Cory Ross

Quad City Steamwheelers
- Title: Head coach

Personal information
- Born: September 22, 1982 (age 43) Denver, Colorado, U.S.
- Height: 5 ft 6 in (1.68 m)
- Weight: 201 lb (91 kg)

Career information
- High school: Thomas Jefferson (Denver)
- College: Nebraska
- NFL draft: 2006: undrafted

Career history

Playing
- Baltimore Ravens (2006–2007); California Redwoods/Sacramento Mountain Lions (2009–2011); Edmonton Eskimos (2012)*; Lincoln Haymakers (2013);
- * Offseason and/or practice squad member only

Coaching
- Lincoln Haymakers (2013) (Offensive coordinator/interim head coach); Lincoln Haymakers (2014) (Head coach); Omaha Beef (2015–2017); Quad City Steamwheelers (2018–present);

Awards and highlights
- IFL Coach of the Year (2025); Second-team All-Big 12 (2005); 2009 All-UFL Access First Team; 2010 UFL Offensive Season MVP;

Career NFL statistics
- Rushing attempts: 12
- Rushing yards: 72
- Rushing touchdowns: 1
- Return yards: 415
- Stats at Pro Football Reference

= Cory Ross =

American gridiron football player (born 1982)

Cory Ross (born September 22, 1982) is an American former professional football, Canadian football and indoor football running back. He is now the head coach of the Quad City Steamwheelers of the Indoor Football League (IFL). He most recently played for the Edmonton Eskimos of the Canadian Football League (CFL). He was signed by the Baltimore Ravens as an undrafted free agent in 2006. He played college football for the Nebraska Cornhuskers.

==Early life==
Ross attended Thomas Jefferson High School in Denver, Colorado. While in high school, Ross played in the first ever U.S. Army All-American Bowl game on December 30, 2000, alongside fellow Nebraska Cornhusker Titus Adams.

==College career==
Ross played college football at Nebraska, where he earned the nickname "Porkchop" because he was significantly heavy for his small stature, weighing more than fellow I-backs who were all at least 5 inches taller. His 2,743 rushing yards ranked ninth on the team's all-time list. He majored in sociology.

==Professional career==

===Baltimore Ravens===
Ross signed with the Baltimore Ravens as an undrafted rookie free agent on May 12, 2006. In his rookie season he played in four games. With the injury to B.J. Sams during the 2006 NFL season, Ross became the kick returner for the Baltimore Ravens. He made his NFL debut on December 10 at the Kansas City Chiefs.

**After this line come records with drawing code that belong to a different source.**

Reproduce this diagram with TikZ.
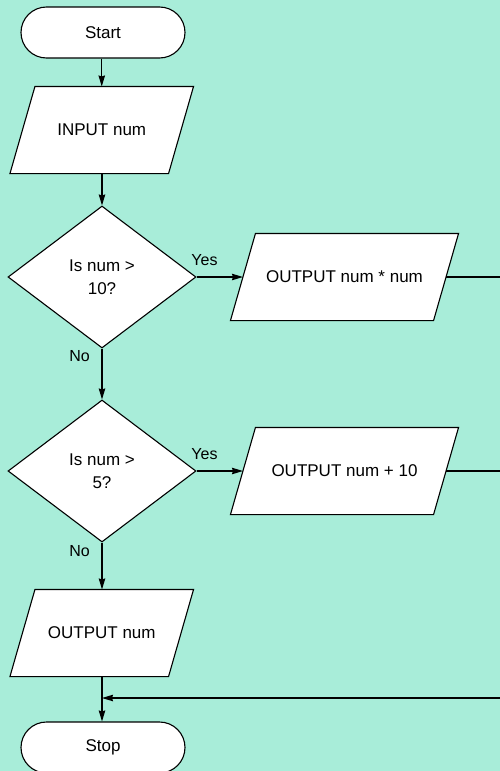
\documentclass[tikz,border=0pt]{standalone}
\usepackage{fontspec}
\setmainfont{Liberation Sans}
\usetikzlibrary{shapes.geometric,arrows.meta,backgrounds}
\definecolor{mint}{RGB}{168,237,217}
\begin{document}
\begin{tikzpicture}[x=1pt,y=-1pt,
  line width=1.1pt,
  txt/.style={font=\fontsize{17}{23}\selectfont, align=center},
  lbl/.style={font=\fontsize{16}{19}\selectfont, inner sep=0pt},
  term/.style={txt, draw, fill=white, rectangle, rounded corners=25.5pt, minimum width=164pt, minimum height=51pt},
  dec/.style={txt, draw, fill=white, diamond, minimum width=188pt, minimum height=142pt, inner sep=0pt},
  iobox/.style={txt, inner sep=0pt, minimum height=86pt},
  arr/.style={-{Stealth[length=11pt,width=6.5pt,inset=1pt]}},
  para/.style={draw, fill=white, line width=1.1pt}
]
\useasboundingbox (0,0) rectangle (500,771);
\begin{scope}[on background layer]
  \fill[mint] (0,0) rectangle (500,771);
\end{scope}

\node[term] (start) at (103,32.5) {Start};
\node[iobox, minimum width=157.5pt] (in) at (101.75,130) {INPUT num};
\node[dec] (d1) at (102,277) {Is num >\\10?};
\node[iobox, minimum width=202pt] (o1) at (344.5,277) {OUTPUT num * num};
\node[dec] (d2) at (102,471) {Is num >\\5?};
\node[iobox, minimum width=202pt] (o2) at (344.5,471) {OUTPUT num + 10};
\node[iobox, minimum width=157.5pt] (o3) at (101.75,633) {OUTPUT num};
\node[term] (stop) at (103,747.5) {Stop};

\begin{scope}[on background layer]
  \foreach \n in {in,o1,o2,o3}{
    \draw[para] ([xshift=12.5pt]\n.north west) -- ([xshift=12.5pt]\n.north east)
      -- ([xshift=-12.5pt]\n.south east) -- ([xshift=-12.5pt]\n.south west) -- cycle;
  }
\end{scope}

\coordinate (r1) at (500,277);
\coordinate (r2) at (500,471);
\coordinate (r3) at (500,698);
\coordinate (j) at (102,698);

\draw[arr] (start.south -| in.north) -- (in.north);
\draw[arr] (in.south -| d1.north) -- (d1.north);
\draw[arr] (d1.east) -- (o1.west);
\draw[arr] (d1.south) -- (d2.north);
\draw[arr] (d2.east) -- (o2.west);
\draw[arr] (d2.south) -- (d2.south |- o3.north);
\draw[arr] (o3.south -| d2.south) -- (stop.north -| d2.south);
\draw (o1.east) -- (r1);
\draw (o2.east) -- (r2);
\draw[arr] (r3) -- (j);

\node[lbl] (y1) at (204.5,260) {Yes};
\node[lbl] (n1) at (79.5,356) {No};
\node[lbl] (y2) at (204.5,454) {Yes};
\node[lbl] (n2) at (79.5,551) {No};
\end{tikzpicture}
\end{document}
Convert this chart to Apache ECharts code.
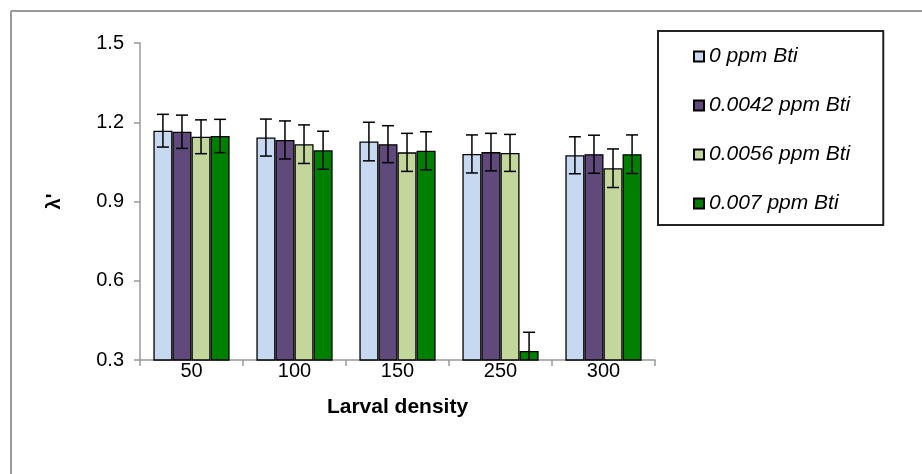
<!DOCTYPE html>
<html>
<head>
<meta charset="utf-8">
<script src="https://cdn.jsdelivr.net/npm/echarts@6/dist/echarts.min.js"></script>
<style>
html,body{margin:0;padding:0;background:#fff;}
#chart{width:922px;height:474px;}
</style>
</head>
<body>
<div id="chart"></div>
<script>
var categories = ['50', '100', '150', '250', '300'];
var seriesNames = ['0 ppm Bti', '0.0042 ppm Bti', '0.0056 ppm Bti', '0.007 ppm Bti'];
var values0    = [1.168, 1.142, 1.127, 1.080, 1.075];
var values0042 = [1.164, 1.133, 1.117, 1.087, 1.079];
var values0056 = [1.145, 1.117, 1.086, 1.084, 1.026];
var values007  = [1.148, 1.094, 1.092, 0.334, 1.079];
var errors0    = [0.062, 0.070, 0.073, 0.072, 0.070];
var errors0042 = [0.063, 0.072, 0.070, 0.071, 0.072];
var errors0056 = [0.064, 0.073, 0.072, 0.070, 0.073];
var errors007  = [0.063, 0.072, 0.072, 0.071, 0.073];
var yTicks = [0.3, 0.6, 0.9, 1.2, 1.5];

var allValues = [values0, values0042, values0056, values007];
var allErrors = [errors0, errors0042, errors0056, errors007];
var colors = ['#C6D9F1', '#604A7B', '#C3D69B', '#008000'];

var chart = echarts.init(document.getElementById('chart'));

var catGapFrac = 0.26;
var barFrac = (1 - catGapFrac) / 4;

var series = [];
seriesNames.forEach(function (name, i) {
  series.push({
    name: name,
    type: 'bar',
    data: allValues[i],
    barGap: '0%',
    barCategoryGap: '26%',
    itemStyle: { color: colors[i], borderColor: '#000', borderWidth: 1.3 },
    emphasis: { disabled: true }
  });
});

var errData = [];
allValues.forEach(function (vals, s) {
  vals.forEach(function (v, c) {
    errData.push([c, v, allErrors[s][c], s]);
  });
});

series.push({
  type: 'custom',
  name: 'err',
  clip: true,
  z: 10,
  data: errData,
  encode: { x: 0, y: 1 },
  renderItem: function (params, api) {
    var c = api.value(0), v = api.value(1), e = api.value(2), s = api.value(3);
    var bandW = api.size([1, 0])[0];
    var bw = bandW * barFrac;
    var center = api.coord([c, v]);
    var x = center[0] + (s - 1.5) * bw;
    var yHi = api.coord([c, v + e])[1];
    var yLo = api.coord([c, v - e])[1];
    var half = 6;
    var st = { stroke: '#000', lineWidth: 1.5 };
    return {
      type: 'group',
      children: [
        { type: 'line', shape: { x1: x, y1: yHi, x2: x, y2: yLo }, style: st },
        { type: 'line', shape: { x1: x - half, y1: yHi, x2: x + half, y2: yHi }, style: st },
        { type: 'line', shape: { x1: x - half, y1: yLo, x2: x + half, y2: yLo }, style: st }
      ]
    };
  }
});

var option = {
  animation: false,
  backgroundColor: '#fff',
  textStyle: { fontFamily: 'Liberation Sans, Arial, sans-serif' },
  grid: { left: 140, right: 267, top: 43, bottom: 114, containLabel: false },
  legend: {
    data: seriesNames,
    orient: 'vertical',
    left: 658,
    top: 31,
    padding: [15, 33, 11, 35],
    itemGap: 28,
    itemWidth: 10,
    itemHeight: 10,
    icon: 'rect',
    borderColor: '#222',
    borderWidth: 2,
    backgroundColor: '#fff',
    textStyle: { fontSize: 21, fontStyle: 'italic', color: '#000', fontFamily: 'Liberation Sans, Arial, sans-serif' }
  },
  xAxis: {
    type: 'category',
    data: categories,
    name: 'Larval density',
    nameLocation: 'middle',
    nameGap: 37,
    nameTextStyle: { fontSize: 21, fontWeight: 'bold', color: '#000' },
    axisLine: { lineStyle: { color: '#999', width: 1.5 } },
    axisTick: { show: true, length: 6, alignWithLabel: false, lineStyle: { color: '#999', width: 1.5 } },
    axisLabel: { fontSize: 20, color: '#000', margin: 1 },
    splitLine: { show: false }
  },
  yAxis: {
    type: 'value',
    min: 0.3,
    max: 1.5,
    interval: 0.3,
    name: "λ'",
    nameLocation: 'middle',
    nameRotate: 90,
    nameGap: 76,
    nameTextStyle: { fontSize: 20, fontWeight: 'bold', color: '#000' },
    axisLine: { show: true, lineStyle: { color: '#999', width: 1.5 } },
    axisTick: { show: true, length: 6, lineStyle: { color: '#999', width: 1.5 } },
    axisLabel: {
      fontSize: 20, color: '#000', margin: 16,
      formatter: function (v) {
        for (var i = 0; i < yTicks.length; i++) {
          if (Math.abs(yTicks[i] - v) < 1e-6) return yTicks[i].toFixed(1);
        }
        return '';
      }
    },
    splitLine: { show: false }
  },
  graphic: [
    { type: 'line', shape: { x1: 11, y1: 11, x2: 922, y2: 11 }, style: { stroke: '#999', lineWidth: 2 } },
    { type: 'line', shape: { x1: 11, y1: 11, x2: 11, y2: 474 }, style: { stroke: '#999', lineWidth: 2 } }
  ],
  series: series
};

chart.setOption(option);
</script>
</body>
</html>
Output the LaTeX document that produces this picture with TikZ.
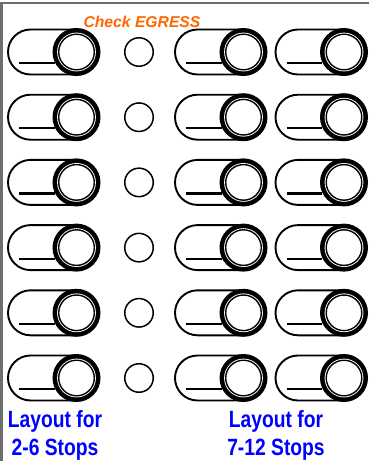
\documentclass[tikz,border=0pt]{standalone}
\usepackage{fontspec}
\setmainfont{Liberation Sans}
\newfontfamily\narrowsans[FakeStretch=0.82]{Liberation Sans}
\definecolor{egress}{RGB}{255,102,0}
\definecolor{layoutblue}{RGB}{0,0,255}
\definecolor{framegray}{RGB}{110,110,110}
\tikzset{
  toggle/.pic={
    \draw[line width=1.9, rounded corners=22.5] (-68.5,-22.5) rectangle (20,22.5);
    \draw[line width=2.2] (-57.5,11) -- (-22,11);
    \fill[black] (0,0) circle (24);
    \fill[white] (0,0) circle (19.4);
    \draw[line width=1.4, fill=white] (0,0) circle (17.8);
  },
  dot/.style={circle, draw, line width=1.5, minimum size=28.5, inner sep=0},
  layouttext/.style={anchor=base, text=layoutblue, font=\narrowsans\bfseries\fontsize{23.5}{28}\selectfont},
}
\begin{document}
\begin{tikzpicture}[x=1pt,y=-1pt]
\useasboundingbox (0,0) rectangle (369,461);
\draw[framegray, line width=2.5] (1.5,461) -- (1.5,3) -- (369,3);
\foreach \r/\y in {1/52,2/117.2,3/182.4,4/247.6,5/312.8,6/378}{
  \pic (a\r) at (76.5,\y) {toggle};
  \node[dot] (c\r) at (139,\y) {};
  \pic (b\r) at (243.5,\y) {toggle};
  \pic (d\r) at (344,\y) {toggle};
}
\node[anchor=base, text=egress, font=\bfseries\itshape\fontsize{15.7}{18}\selectfont] (check) at (142,27) {Check EGRESS};
\node[layouttext] (l1a) at (55,427) {Layout for};
\node[layouttext] (l1b) at (55,455) {2-6 Stops};
\node[layouttext] (l2a) at (276,427) {Layout for};
\node[layouttext] (l2b) at (276,455) {7-12 Stops};
\end{tikzpicture}
\end{document}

In the Ravens' 2007 season finale, Ross rushed for 78 yards and a touchdown against the Pittsburgh Steelers. He was released prior to the 2008 season.

===Sacramento Mountain Lions===
After spending the 2008 season out of football, Ross was signed by the California Redwoods of the United Football League on August 18, 2009. For the 2010 season, the Redwoods relocated to Sacramento and were renamed the Sacramento Mountain Lions.

He was named the 2010 UFL Offensive Season MVP.

===Edmonton Eskimos===
On May 17, 2012, Ross was signed by the Edmonton Eskimos, but was released during training camp on June 17, 2012.

===Omaha Beef===
In early January 2015, Ross joined the Omaha Beef of Champions Indoor Football as the team's new head coach.

===Quad City Steamwheelers===
On August 16, 2017, Ross was announced as the inaugural head coach of the revived Quad City Steamwheelers that began play in Champions Indoor Football for the 2018 season. The Steamwheelers joined the Indoor Football League for the 2019 season.